Inverse trigonometric functions are functions that reverse the actions of the basic trigonometric functions like sine, cosine, and tangent. They are crucial in many areas of mathematics, especially when solving trigonometric equations where one needs to determine the angle given a particular trigonometric ratio. In our problem, the function of interest is the inverse cotangent, denoted as \( \cot^{-1}(x) \). This function gives the angle whose cotangent is \( x \).
For instance, \( \cot^{-1}(1) = \frac{\pi}{4} \) because the cotangent of \( \frac{\pi}{4} \) is 1. Understanding inverse trigonometric functions is essential for working through this exercise, especially when evaluating and differentiating these functions at given points.

Derivative calculus involves finding the rate at which a function changes at any given point; this is known as the derivative of the function. Derivatives are a fundamental tool in calculus, allowing us to understand how functions behave and change over their domain.
For the function \( f(x) = \cot^{-1}(x) \), its first derivative \( f'(x) = -\frac{1}{1+x^2} \) tells us how \( \cot^{-1}(x) \) changes with respect to \( x \). To create the Taylor polynomial, we need derivatives up to the third order:

• First derivative to capture initial rates of change.
• Second derivative, obtained via the quotient rule, reveals curvature information.
• Third derivative, also via the quotient rule, provides further insights into changes in curvature.
  

These calculations are carefully constructed using rules and techniques, such as the quotient rule, to build accurate polynomial approximations.

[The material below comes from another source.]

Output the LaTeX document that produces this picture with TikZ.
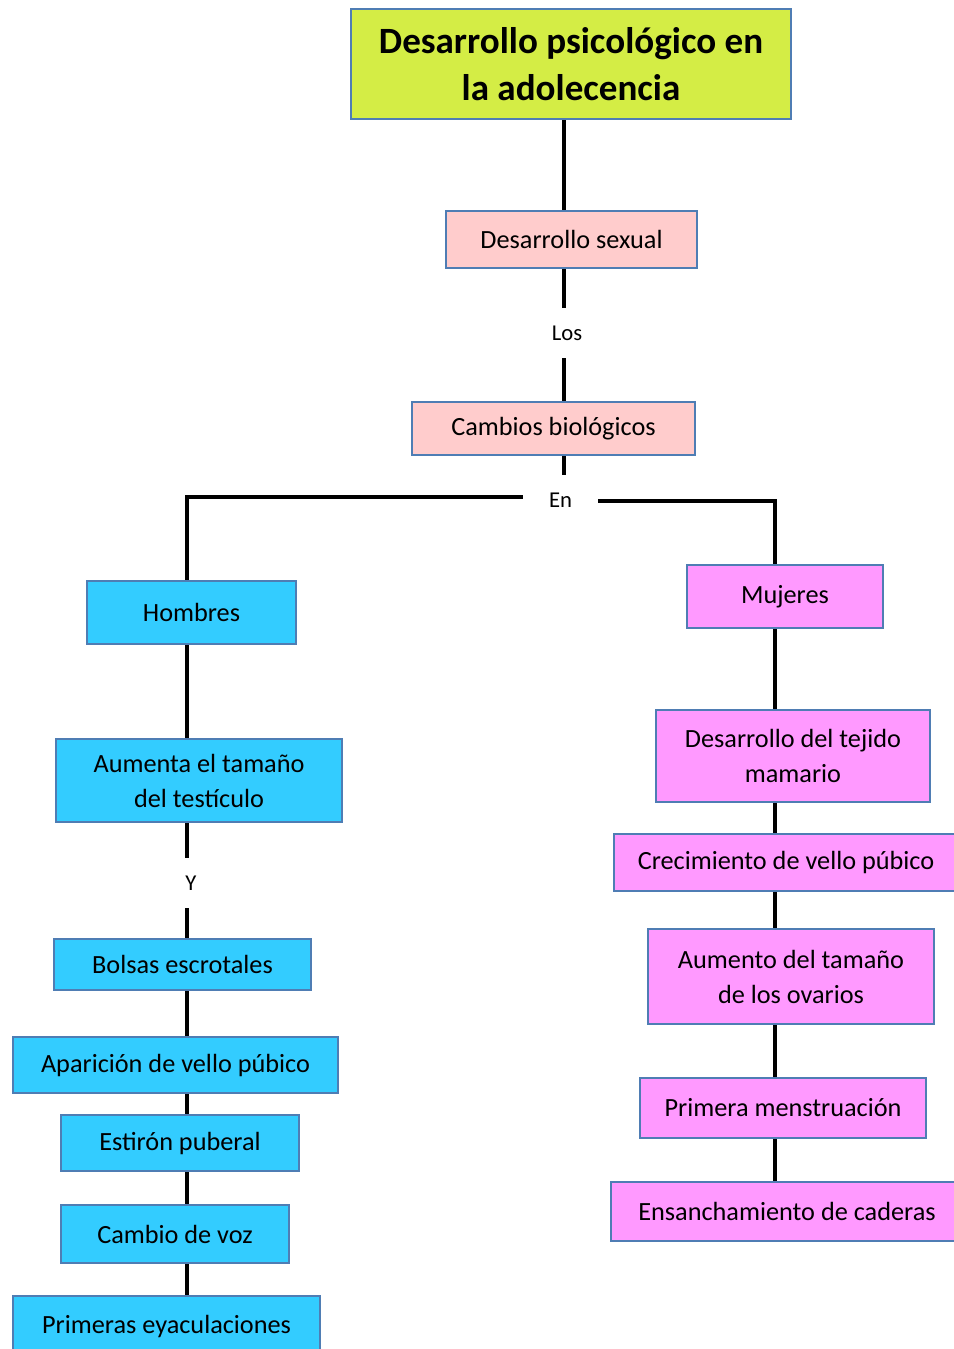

The quotient rule is a method for finding the derivative of the quotient of two functions. It is invaluable in calculus, especially when dealing with functions expressed as ratios. The rule states that if you have a function \( g(x) = \frac{u(x)}{v(x)} \), then its derivative is:
\[ g'(x) = \frac{u'(x)v(x) - u(x)v'(x)}{(v(x))^2} \]

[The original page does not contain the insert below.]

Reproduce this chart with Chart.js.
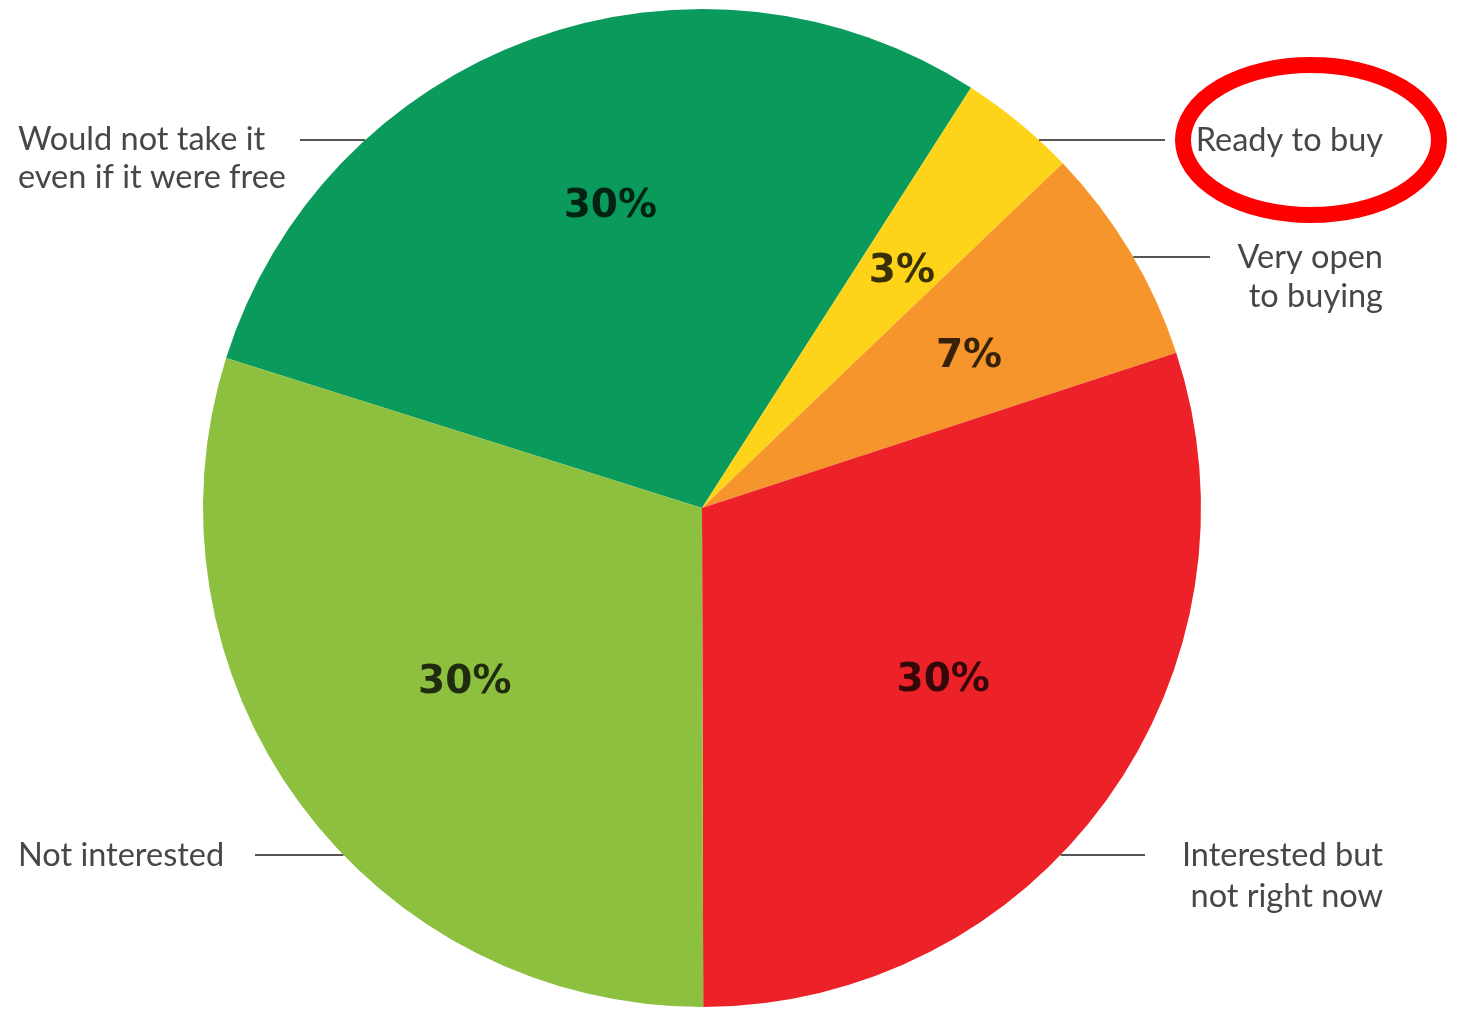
<!DOCTYPE html>
<html>
<head>
<meta charset="utf-8">
<script src="https://cdn.jsdelivr.net/npm/chart.js@4.4.1/dist/chart.umd.min.js"></script>
<style>
  html, body { margin: 0; padding: 0; background: #ffffff; }
  #wrap { width: 1458px; height: 1009px; }
</style>
</head>
<body>
<div id="wrap"><canvas id="c" width="1458" height="1009"></canvas></div>
<script>
// ---- data ----
const categories = [
  "Would not take it even if it were free",
  "Ready to buy",
  "Very open to buying",
  "Interested but not right now",
  "Not interested"
];
const sliceValues = [29.2, 3.8, 7.1, 30.0, 29.9];
// percentages printed on the slices
const printedLabels = ["30%", "3%", "7%", "30%", "30%"];
// outside label lines of text
const outsideText = [
  ["Would not take it", "even if it were free"],
  ["Ready to buy"],
  ["Very open", "to buying"],
  ["Interested but", "not right now"],
  ["Not interested"]
];

// ---- styling ----
const colors = ["#0A9A5C", "#FDD419", "#F6952B", "#EC2228", "#8DC03F"];
const pctRadiusFrac = [0.63, 0.62, 0.615, 0.595, 0.59];
const pctAngleShift = [3.0, 0.8, 1.4, -0.2, 0.0]; // degrees
// outside label layout
const outsideLayout = [
  { side: "left",  x: 18,   y: 140, gap: 38, lineY: 140, lineX: 300 },
  { side: "right", x: 1383, y: 141, gap: 38, lineY: 140, lineX: 1165 },
  { side: "right", x: 1383, y: 258, gap: 39, lineY: 257, lineX: 1210 },
  { side: "right", x: 1383, y: 856, gap: 41, lineY: 855, lineX: 1145 },
  { side: "left",  x: 18,   y: 856, gap: 38, lineY: 855, lineX: 255 }
];

const annotatePlugin = {
  id: "annotate",
  afterDraw(chart) {
    const ctx = chart.ctx;
    const meta = chart.getDatasetMeta(0);
    const arc0 = meta.data[0];
    const cx = arc0.x, cy = arc0.y, R = arc0.outerRadius;

    ctx.save();
    // percentages in slices
    ctx.font = "bold 39px 'DejaVu Sans', sans-serif";
    ctx.textAlign = "center";
    ctx.textBaseline = "middle";
    ctx.fillStyle = "rgba(0,0,0,0.78)";
    meta.data.forEach((arc, i) => {
      const mid = (arc.startAngle + arc.endAngle) / 2 + pctAngleShift[i] * Math.PI / 180;
      const r = R * pctRadiusFrac[i];
      ctx.fillText(printedLabels[i], cx + Math.cos(mid) * r, cy + Math.sin(mid) * r);
    });

    // leader lines
    ctx.strokeStyle = "#555555";
    ctx.lineWidth = 2;
    outsideLayout.forEach((L) => {
      const dy = L.lineY - cy;
      const half = Math.sqrt(Math.max(0, R * R - dy * dy));
      const edgeX = L.side === "left" ? cx - half : cx + half;
      ctx.beginPath();
      ctx.moveTo(L.lineX, L.lineY);
      ctx.lineTo(edgeX, L.lineY);
      ctx.stroke();
    });

    // outside text
    ctx.font = "32.5px Lato, 'Open Sans', sans-serif";
    ctx.fillStyle = "#474747";
    ctx.textBaseline = "middle";
    outsideLayout.forEach((L, i) => {
      ctx.textAlign = L.side === "left" ? "left" : "right";
      outsideText[i].forEach((t, k) => {
        ctx.fillText(t, L.x, L.y + k * L.gap);
      });
    });

    // red highlight ellipse around "Ready to buy"
    ctx.strokeStyle = "#FF0000";
    ctx.lineWidth = 16;
    ctx.beginPath();
    ctx.ellipse(1311, 140, 128, 75, 0, 0, Math.PI * 2);
    ctx.stroke();
    ctx.restore();
  }
};

new Chart(document.getElementById("c"), {
  type: "pie",
  data: {
    labels: categories,
    datasets: [{
      data: sliceValues,
      backgroundColor: colors,
      borderWidth: 0
    }]
  },
  options: {
    responsive: false,
    animation: false,
    rotation: -72.5,
    layout: { padding: { left: 203, right: 257, top: 9, bottom: 2 } },
    plugins: {
      legend: { display: false },
      tooltip: { enabled: false }
    }
  },
  plugins: [annotatePlugin]
});
</script>
</body>
</html>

• This rule was applied to find the second and third derivatives of \( \cot^{-1}(x) \), with \( u(x) \) being constant and \( v(x) \) being a function of \( x \).
• Correct application of this rule results in accurate derivatives, which are essential for constructing Taylor polynomials.
  

Mastering the quotient rule is crucial for handling complicated derivatives like those seen in this exercise.

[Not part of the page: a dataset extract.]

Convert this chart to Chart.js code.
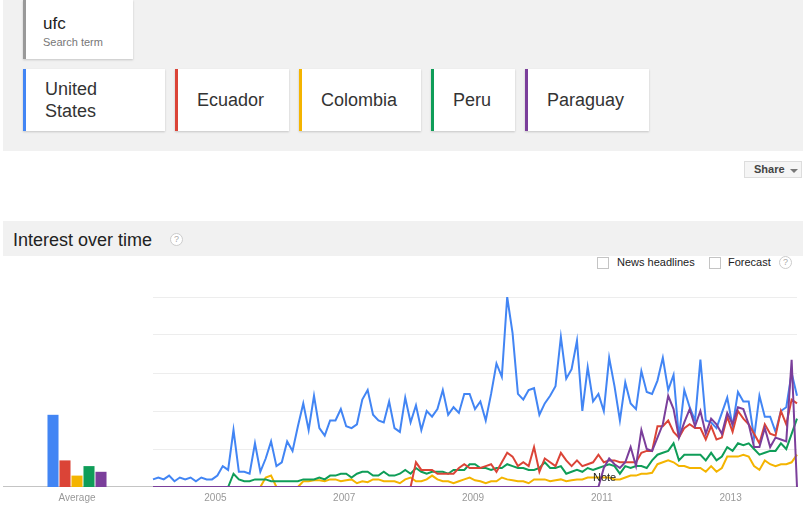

Polynomial approximation is a mathematical technique for estimating functions with polynomials. The Taylor polynomial, a type of polynomial approximation, gives a finite series that approximates a function near a specific point. For our task, the Taylor polynomial approximates \( \cot^{-1}(x) \) around \( x=1 \).
We use the formula:
\[P_3(x) = f(a) + f'(a)(x-a) + \frac{f''(a)}{2!}(x-a)^2 + \frac{f'''(a)}{3!}(x-a)^3\]
By doing this up to third order, we capture not just the function's value at the center point but also information about its slope, curvature, and changes in curvature:

• The first term \( f(a) \) provides the function value.
• The second term involving \( f'(a) \) reflects the slope or first-order change.
• The third term with \( f''(a) \) gives curvature.
• The fourth term, which is zero here, would adjust for further detail where non-zero.
  

This powerful tool can simplify complex functions into more manageable forms, highlighting trends and behavior near particular points.